After the pilot program launched, there was more congestion and concern, particularly regarding pedestrian safety. The revised ordinance stipulated sidewalks as the legal median for scooters. Denver Public Works subsequently revised the ordinance when the pilot program expired in August of this year, having witnessed an increase in accidents and complaints about scooters on sidewalks.
“This is an extremely difficult ordinance to enforce,” said District 6 Councilman Paul Kashmann.
He added that it’s hard for officers who can’t possibly oversee all of the streets where scooters roam, including intensive use in Washington Park. Kashmann said his constituents are relatively evenly divided among those who favor, object or are neutral in their opinions about scooters in their neighborhoods.
Cyndi Karvaski, spokesperson for Denver Parks and Recreation, anticipates a trial period of up to six months to determine the scooters best and safest use in the parks. Parks and Recreation will also focus on educating riders with tools like signage and park ranger interactions with riders.
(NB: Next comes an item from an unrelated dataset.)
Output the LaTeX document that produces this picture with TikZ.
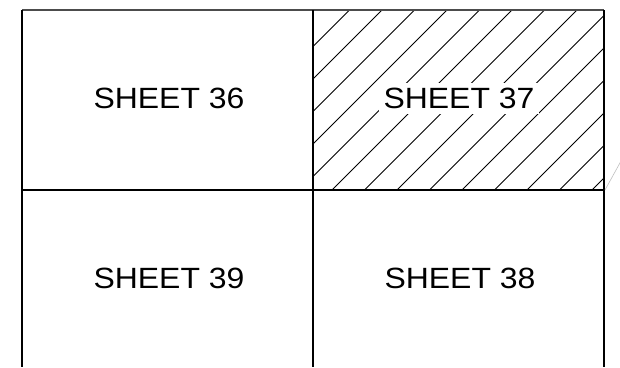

Doug Schepman, DPD Media Relations spokesperson, wrote in an email that the department is focusing on educating the public first.
“DPD is first focused on providing training to officers on proper enforcement of the new ordinance,” he wrote. “In these early stages of implementation, officers will continue focusing on educating riders they contact regarding safe and legal operation before phasing in citations.”